The Uncertain Road Ahead for Culture in New York City

08/09/2017 10:27 am ET Updated Aug 11, 2017
Cover of the CreateNYC Cultural Plan
Cover of the CreateNYC Cultural Plan

By Michelle Coffey, Kerry McCarthy, and Michele Kumi Baer of the New York City Cultural Agenda Fund in The New York Community Trust

With the unveiling of CreateNYC, New York City joins Austin, Boston, Chicago, Denver, Louisville, and Madison as American cities with cultural plans. The New York plan (pictured above) is meant to be a powerful tool to, as it says, make sure “culture is for everyone.”

We had hoped that CreateNYC would not just propose strategies to follow this pledge but also commit to carrying them out. On the second point, the city falls short.

Thanks to the hard work of cultural advocates, community organizers, and the Department of Cultural Affairs staff, more than 188,000 New Yorkers participated in this unprecedented cultural planning process.

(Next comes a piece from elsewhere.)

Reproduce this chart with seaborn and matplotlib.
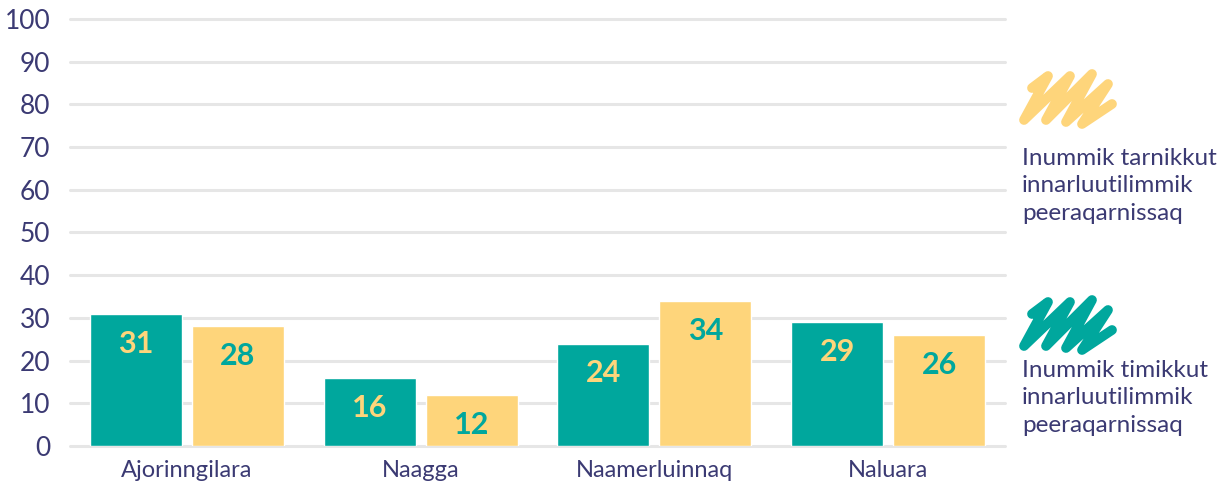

While CreateNYC identifies important efforts—such as increasing language access and improving energy efficiency in arts buildings—it is not clear how an overwhelming majority of the plan’s 50 strategies will be put into action. Indeed, turning these plans into reality has proven to be the greatest challenge in other cities with cultural plans.

That being said, the plan includes some good action steps. For starters, the city will provide cultural groups with funding and expertise to make theaters and other buildings more energy efficient—reducing costs and helping the city meet its goal of reducing greenhouse gas emissions by 80 percent by 2050.

In a city where only half of the population speaks English at home, the plan commits funding for more translation services, including American Sign Language, and includes real steps to increase languages represented on review panels and in application materials for potential city grant recipients.

CUNY’s Center for Urban Research, supported by the New York City Cultural Agenda Fund in The New York Community Trust, found that across the five boroughs the percentage of English-language learners in any given school correlated more strongly with lower levels of arts education than other likely factors, including poverty rates. The planners were wise to include strategies to enhance arts education for English-language learners.

And yet the plan doesn’t really address how most of its strategies will be funded or how they will be refined, tracked, or evaluated. This lack of specificity means much will be left to interpretation and negotiation in the coming years. How, if at all, will the city and mayor be held accountable to promises made during an election year? How much will the plan cost, and where is the money coming from? Will the city involve residents in refining the more vague strategies in the plan, like the “new efforts” it mentions will target underrepresented groups?

At the Cultural Agenda Fund, we understand that this plan could be a potentially powerful tool for equity in the arts. Our grants focus on building a local movement for equity (see our recent grant to Race Forward), and that’s why we funded ten nonprofits that advocated for more equitable cultural policy in the plan.

We want to know how the plan’s equity goals will materialize. How much money will be available for historically under-resourced groups in the city’s budget? What is the equitable allocation of funding to these groups, given that a majority of the Department of Cultural Affairs’ budget currently pays the operating and energy costs of just 33 institutions? How will decisions be made about allocating equity-oriented funding among groups with missions relevant to equity, given stated interests in addressing racism, ableism, ageism, and xenophobia?

And what about arts education, which was the most popular issue among New Yorkers who weighed in on the plan? CreateNYC provides no clarity on how Mayor de Blasio will keep a 2013 campaign promise on this topic. When asked if he would bring arts education to every school in the city, candidate de Blasio said, “The law is the law; it’s not optional.” While the city has made admirable strides since Comptroller Stringer’s 2014 report, many public school students still do not receive the arts education they are entitled to by state law. Focusing on target populations—the plan has important strategies directed at English-language learners and students with disabilities—will only get us so far.

CreateNYC has started the journey, but what roads will our city travel as a result of the cultural plan? The city should produce a clear work plan that provides the accountability and specificity lacking in the document released on July 19. Equally important is that we New Yorkers who care about and advocate for arts and culture remain civically engaged and work to ensure a true and equitable activation of CreateNYC. That’s how we’ll know if the rubber meets the road—or not.